SET PROBLEM: Take the lines from the beginning of the data below through the line holding "const abs = (s: React.CSSProperties): React.CSSProperties" and return exactly those.

SUPPLIED DATA:

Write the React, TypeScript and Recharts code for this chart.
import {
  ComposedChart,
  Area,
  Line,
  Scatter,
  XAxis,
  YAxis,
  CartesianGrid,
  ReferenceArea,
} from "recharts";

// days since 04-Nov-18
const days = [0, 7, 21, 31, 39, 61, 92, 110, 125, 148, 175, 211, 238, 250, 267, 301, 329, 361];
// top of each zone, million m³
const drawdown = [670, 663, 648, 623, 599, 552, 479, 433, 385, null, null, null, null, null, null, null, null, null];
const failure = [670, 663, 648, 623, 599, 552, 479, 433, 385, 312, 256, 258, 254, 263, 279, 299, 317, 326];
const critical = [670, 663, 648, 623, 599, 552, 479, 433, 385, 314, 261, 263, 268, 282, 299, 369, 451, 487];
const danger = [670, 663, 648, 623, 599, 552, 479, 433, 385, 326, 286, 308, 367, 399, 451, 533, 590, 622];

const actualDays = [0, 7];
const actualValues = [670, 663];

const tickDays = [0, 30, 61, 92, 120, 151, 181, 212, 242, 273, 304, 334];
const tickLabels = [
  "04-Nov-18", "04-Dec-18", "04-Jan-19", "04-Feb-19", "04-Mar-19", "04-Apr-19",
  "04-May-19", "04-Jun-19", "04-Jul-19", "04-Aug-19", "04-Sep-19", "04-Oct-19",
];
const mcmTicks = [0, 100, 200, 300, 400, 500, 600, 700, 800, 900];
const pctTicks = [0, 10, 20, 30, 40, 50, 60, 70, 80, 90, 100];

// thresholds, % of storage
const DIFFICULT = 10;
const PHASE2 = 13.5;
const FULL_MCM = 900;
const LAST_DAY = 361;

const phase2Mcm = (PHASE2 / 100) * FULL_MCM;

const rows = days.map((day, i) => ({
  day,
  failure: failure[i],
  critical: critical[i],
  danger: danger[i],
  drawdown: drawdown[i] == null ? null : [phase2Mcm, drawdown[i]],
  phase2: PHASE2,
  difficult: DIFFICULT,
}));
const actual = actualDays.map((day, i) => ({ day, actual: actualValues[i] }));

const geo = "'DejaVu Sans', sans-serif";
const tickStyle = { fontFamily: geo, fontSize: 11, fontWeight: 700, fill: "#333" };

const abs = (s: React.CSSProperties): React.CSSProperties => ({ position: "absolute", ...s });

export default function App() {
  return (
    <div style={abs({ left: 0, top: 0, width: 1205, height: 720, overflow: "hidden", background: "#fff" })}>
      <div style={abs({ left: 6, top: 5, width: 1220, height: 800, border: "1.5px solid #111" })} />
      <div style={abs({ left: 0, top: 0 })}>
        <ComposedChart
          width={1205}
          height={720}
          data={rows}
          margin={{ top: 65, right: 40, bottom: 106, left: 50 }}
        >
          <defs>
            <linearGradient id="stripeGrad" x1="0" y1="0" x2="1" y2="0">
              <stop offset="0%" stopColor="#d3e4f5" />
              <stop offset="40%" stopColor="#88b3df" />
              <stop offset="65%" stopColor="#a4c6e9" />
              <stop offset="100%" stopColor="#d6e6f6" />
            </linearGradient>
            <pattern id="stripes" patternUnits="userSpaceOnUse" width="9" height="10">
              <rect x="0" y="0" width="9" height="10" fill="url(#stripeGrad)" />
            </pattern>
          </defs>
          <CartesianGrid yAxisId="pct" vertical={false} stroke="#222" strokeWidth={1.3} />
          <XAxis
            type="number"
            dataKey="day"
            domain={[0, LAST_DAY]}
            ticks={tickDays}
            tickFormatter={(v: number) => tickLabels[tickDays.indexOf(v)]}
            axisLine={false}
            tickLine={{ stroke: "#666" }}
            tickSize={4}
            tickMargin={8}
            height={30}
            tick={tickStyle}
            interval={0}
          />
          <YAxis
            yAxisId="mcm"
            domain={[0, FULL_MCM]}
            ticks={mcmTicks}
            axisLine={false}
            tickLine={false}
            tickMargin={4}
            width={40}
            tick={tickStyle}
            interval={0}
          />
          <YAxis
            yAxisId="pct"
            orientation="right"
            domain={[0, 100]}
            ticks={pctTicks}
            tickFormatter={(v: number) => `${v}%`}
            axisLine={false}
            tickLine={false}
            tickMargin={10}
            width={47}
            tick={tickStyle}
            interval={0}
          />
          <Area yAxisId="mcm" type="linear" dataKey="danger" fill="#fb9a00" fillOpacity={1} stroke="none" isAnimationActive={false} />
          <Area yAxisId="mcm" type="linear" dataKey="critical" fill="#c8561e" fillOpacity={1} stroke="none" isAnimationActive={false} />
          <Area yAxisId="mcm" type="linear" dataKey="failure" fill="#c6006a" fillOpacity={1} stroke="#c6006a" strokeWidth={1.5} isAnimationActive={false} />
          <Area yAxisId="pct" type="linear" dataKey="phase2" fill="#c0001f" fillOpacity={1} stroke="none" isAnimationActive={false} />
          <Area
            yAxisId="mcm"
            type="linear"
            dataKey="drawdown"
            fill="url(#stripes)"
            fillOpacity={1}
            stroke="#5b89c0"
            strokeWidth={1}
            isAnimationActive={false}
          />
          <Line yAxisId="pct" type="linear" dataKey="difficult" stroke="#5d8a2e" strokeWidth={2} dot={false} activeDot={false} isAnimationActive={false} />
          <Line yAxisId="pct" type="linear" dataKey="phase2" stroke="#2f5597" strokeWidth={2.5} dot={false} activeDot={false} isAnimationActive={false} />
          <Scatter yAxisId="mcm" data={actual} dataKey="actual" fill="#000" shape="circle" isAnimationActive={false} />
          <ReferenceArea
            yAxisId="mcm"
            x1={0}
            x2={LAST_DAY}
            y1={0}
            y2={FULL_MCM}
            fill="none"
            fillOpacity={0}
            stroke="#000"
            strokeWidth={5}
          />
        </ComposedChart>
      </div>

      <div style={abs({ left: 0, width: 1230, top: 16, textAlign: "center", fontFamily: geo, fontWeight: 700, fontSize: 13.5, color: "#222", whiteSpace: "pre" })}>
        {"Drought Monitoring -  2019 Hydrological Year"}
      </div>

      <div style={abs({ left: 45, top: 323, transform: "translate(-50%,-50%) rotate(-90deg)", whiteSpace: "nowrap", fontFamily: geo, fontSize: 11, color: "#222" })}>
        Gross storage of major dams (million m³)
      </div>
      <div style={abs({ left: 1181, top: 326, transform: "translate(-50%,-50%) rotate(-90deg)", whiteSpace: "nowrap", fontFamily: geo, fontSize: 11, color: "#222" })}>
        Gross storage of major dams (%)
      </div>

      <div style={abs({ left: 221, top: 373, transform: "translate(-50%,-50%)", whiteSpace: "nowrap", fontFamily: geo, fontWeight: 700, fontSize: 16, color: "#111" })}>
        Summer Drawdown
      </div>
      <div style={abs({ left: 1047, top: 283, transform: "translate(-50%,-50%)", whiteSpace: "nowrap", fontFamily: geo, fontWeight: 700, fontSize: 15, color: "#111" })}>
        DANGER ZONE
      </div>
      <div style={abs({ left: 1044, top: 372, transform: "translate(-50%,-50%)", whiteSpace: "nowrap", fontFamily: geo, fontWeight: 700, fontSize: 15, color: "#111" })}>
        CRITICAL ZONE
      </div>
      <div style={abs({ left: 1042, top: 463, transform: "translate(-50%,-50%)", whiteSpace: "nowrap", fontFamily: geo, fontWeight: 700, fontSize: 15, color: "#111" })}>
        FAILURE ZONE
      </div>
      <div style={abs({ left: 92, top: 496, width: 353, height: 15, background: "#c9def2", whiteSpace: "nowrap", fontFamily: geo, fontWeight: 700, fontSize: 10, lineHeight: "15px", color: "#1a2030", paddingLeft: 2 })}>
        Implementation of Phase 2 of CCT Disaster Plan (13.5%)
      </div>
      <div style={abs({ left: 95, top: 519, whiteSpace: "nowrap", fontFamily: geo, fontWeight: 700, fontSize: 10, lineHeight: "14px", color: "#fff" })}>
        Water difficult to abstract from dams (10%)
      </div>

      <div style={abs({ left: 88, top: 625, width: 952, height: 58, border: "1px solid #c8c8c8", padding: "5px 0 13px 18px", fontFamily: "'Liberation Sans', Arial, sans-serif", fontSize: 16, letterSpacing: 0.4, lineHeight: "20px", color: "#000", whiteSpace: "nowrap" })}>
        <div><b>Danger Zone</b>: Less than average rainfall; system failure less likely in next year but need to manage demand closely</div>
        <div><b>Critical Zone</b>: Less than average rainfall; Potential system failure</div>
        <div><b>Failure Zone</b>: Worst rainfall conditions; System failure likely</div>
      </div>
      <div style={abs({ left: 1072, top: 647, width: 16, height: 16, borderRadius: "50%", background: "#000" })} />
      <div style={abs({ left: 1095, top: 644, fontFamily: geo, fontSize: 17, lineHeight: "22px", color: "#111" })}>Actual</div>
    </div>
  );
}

SOLUTION TO THIS PROBLEM:
Write the React, TypeScript and Recharts code for this chart.
import {
  ComposedChart,
  Area,
  Line,
  Scatter,
  XAxis,
  YAxis,
  CartesianGrid,
  ReferenceArea,
} from "recharts";

// days since 04-Nov-18
const days = [0, 7, 21, 31, 39, 61, 92, 110, 125, 148, 175, 211, 238, 250, 267, 301, 329, 361];
// top of each zone, million m³
const drawdown = [670, 663, 648, 623, 599, 552, 479, 433, 385, null, null, null, null, null, null, null, null, null];
const failure = [670, 663, 648, 623, 599, 552, 479, 433, 385, 312, 256, 258, 254, 263, 279, 299, 317, 326];
const critical = [670, 663, 648, 623, 599, 552, 479, 433, 385, 314, 261, 263, 268, 282, 299, 369, 451, 487];
const danger = [670, 663, 648, 623, 599, 552, 479, 433, 385, 326, 286, 308, 367, 399, 451, 533, 590, 622];

const actualDays = [0, 7];
const actualValues = [670, 663];

const tickDays = [0, 30, 61, 92, 120, 151, 181, 212, 242, 273, 304, 334];
const tickLabels = [
  "04-Nov-18", "04-Dec-18", "04-Jan-19", "04-Feb-19", "04-Mar-19", "04-Apr-19",
  "04-May-19", "04-Jun-19", "04-Jul-19", "04-Aug-19", "04-Sep-19", "04-Oct-19",
];
const mcmTicks = [0, 100, 200, 300, 400, 500, 600, 700, 800, 900];
const pctTicks = [0, 10, 20, 30, 40, 50, 60, 70, 80, 90, 100];

// thresholds, % of storage
const DIFFICULT = 10;
const PHASE2 = 13.5;
const FULL_MCM = 900;
const LAST_DAY = 361;

const phase2Mcm = (PHASE2 / 100) * FULL_MCM;

const rows = days.map((day, i) => ({
  day,
  failure: failure[i],
  critical: critical[i],
  danger: danger[i],
  drawdown: drawdown[i] == null ? null : [phase2Mcm, drawdown[i]],
  phase2: PHASE2,
  difficult: DIFFICULT,
}));
const actual = actualDays.map((day, i) => ({ day, actual: actualValues[i] }));

const geo = "'DejaVu Sans', sans-serif";
const tickStyle = { fontFamily: geo, fontSize: 11, fontWeight: 700, fill: "#333" };

const abs = (s: React.CSSProperties): React.CSSProperties => ({ position: "absolute", ...s });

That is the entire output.